When other sources strained to deliver during the deep freeze in February that caused widespread power outages in Texas and elsewhere, coal use nearly doubled.

Natural gas use increased during the crisis, but it still produced at only 40 percent capacity. Wind power’s capacity factor was cut in half to just 17 percent. Solar obviously was of no help. But coal increased its output of electricity by 92 percent and performed at 84 percent of capacity.

Coal is not the most common fuel used in the U.S. anymore. It’s down to 20 percent, about the same as nuclear. But replacing a fifth of the U.S. electric fuel mix, plus another third that’s derived from natural gas, is not realistic.

Perhaps the most deluded comment came from Antony Blinken, Biden’s secretary of state. “It’s difficult to imagine the United States winning the long-term strategic competition with China if we cannot lead the renewable energy revolution,” Blinken said in the run up to the climate summit.. “Right now, we’re falling behind.”

The job-creation power attributed to green energy always has been oversold. And it’s not clear who Blinken thinks is leading the “renewable energy revolution” right now. But it’s not the country he says we’re trying to defeat.

China is going gangbusters in the other direction. It’s now the world’s leading consumer of fuel. Its coal fleet is larger than all other coal fleets in the world combined. It produces more coal-generated power than the U.S. generates from all sources combined. It’s even funding 100 gigawatts of coal power to be built outside of China.

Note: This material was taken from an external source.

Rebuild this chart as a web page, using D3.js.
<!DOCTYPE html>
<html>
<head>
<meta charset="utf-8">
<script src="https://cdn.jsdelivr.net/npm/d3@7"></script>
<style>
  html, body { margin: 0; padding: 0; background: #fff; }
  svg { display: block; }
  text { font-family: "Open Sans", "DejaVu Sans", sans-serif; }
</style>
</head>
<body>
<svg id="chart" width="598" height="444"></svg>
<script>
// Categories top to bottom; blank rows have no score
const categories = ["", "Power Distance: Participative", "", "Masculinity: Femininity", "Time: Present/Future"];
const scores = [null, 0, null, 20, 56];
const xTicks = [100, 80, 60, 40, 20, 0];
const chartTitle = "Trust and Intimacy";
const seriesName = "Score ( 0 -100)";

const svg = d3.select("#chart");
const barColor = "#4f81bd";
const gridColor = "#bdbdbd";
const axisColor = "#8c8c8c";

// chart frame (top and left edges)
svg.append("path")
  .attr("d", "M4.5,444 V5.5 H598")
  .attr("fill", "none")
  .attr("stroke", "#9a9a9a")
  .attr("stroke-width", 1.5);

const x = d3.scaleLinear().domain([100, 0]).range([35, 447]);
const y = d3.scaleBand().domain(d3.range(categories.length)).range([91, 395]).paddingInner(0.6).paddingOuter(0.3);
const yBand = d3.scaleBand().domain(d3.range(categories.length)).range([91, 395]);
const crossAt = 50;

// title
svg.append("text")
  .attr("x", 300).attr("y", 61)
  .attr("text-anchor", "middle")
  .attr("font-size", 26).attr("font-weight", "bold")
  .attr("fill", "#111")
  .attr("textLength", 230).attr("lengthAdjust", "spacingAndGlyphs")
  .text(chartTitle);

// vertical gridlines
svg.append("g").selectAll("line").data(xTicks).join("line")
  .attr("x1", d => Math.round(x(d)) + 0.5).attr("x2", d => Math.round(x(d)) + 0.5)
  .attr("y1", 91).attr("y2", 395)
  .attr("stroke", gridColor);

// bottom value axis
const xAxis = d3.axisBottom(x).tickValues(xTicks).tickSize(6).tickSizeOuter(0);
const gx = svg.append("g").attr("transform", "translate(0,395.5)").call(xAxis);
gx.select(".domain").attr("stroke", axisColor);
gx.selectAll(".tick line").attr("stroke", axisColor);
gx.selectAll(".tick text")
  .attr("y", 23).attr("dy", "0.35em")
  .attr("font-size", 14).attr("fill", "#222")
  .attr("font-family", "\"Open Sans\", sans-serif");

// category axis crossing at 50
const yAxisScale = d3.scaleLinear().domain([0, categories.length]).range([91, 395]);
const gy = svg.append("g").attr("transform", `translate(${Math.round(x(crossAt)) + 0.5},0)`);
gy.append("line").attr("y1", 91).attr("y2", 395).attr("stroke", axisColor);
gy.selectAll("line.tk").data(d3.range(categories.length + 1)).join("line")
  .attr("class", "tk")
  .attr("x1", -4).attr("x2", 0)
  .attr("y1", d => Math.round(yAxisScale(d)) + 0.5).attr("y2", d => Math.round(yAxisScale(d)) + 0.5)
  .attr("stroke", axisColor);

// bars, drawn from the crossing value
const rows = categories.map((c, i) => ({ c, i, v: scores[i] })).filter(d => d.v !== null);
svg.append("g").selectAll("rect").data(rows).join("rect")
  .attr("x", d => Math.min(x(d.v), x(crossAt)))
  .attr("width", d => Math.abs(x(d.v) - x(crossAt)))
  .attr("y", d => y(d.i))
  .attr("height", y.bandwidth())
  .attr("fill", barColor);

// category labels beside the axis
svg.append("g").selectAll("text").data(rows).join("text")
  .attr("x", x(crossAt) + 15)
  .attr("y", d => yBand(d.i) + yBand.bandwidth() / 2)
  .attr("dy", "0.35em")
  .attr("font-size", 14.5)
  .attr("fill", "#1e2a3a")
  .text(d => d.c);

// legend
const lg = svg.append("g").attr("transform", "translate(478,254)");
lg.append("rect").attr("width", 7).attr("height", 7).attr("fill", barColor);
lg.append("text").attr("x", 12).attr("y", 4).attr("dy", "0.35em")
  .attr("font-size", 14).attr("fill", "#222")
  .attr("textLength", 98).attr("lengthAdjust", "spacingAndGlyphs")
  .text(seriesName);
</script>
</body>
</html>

A decade ago, the U.S. consumed a fifth of the world’s energy. Now that figure is down to 13 percent, but China’s has grown to 28 percent, and it uses five times as much coal now as the United States. The U.S. has decreased emissions 12 percent overall and a full third on electric power generation just since 2005. China now says its CO2 emissions output won’t stop increasing until at least 2030.

So while we are proposing to cut emissions in half in nine years, China proposes to continue to grow them at least until then and probably beyond. Its coal-fired generating capacity is expected to grow again this year, and it has enough coal-fired plants under construction now to increase its coal energy capacity another 25 percent.

And yet our president is ready to plunge us into energy uncertainty with no assurance that the reliability and resilience of the grid won’t be compromised, without even a projection of what this will do to energy costs, and with no attempt to hold China responsible.

The United States is not the problem here. Its emissions have decreased. Its use of fossil fuels has decreased. Its use of coal in the power mix has decreased. All this even as it achieved energy independence in 2018 for the first time in decades.

The problem is an administration that wants to play nice with China while fitting us all for mohair shirts and condemning us to a life of energy uncertainty and increased expense. “America First” has become “Blame America First.” And as the Texas freeze established, and California’s numerous blackouts before that showed, the consequences can be deadly.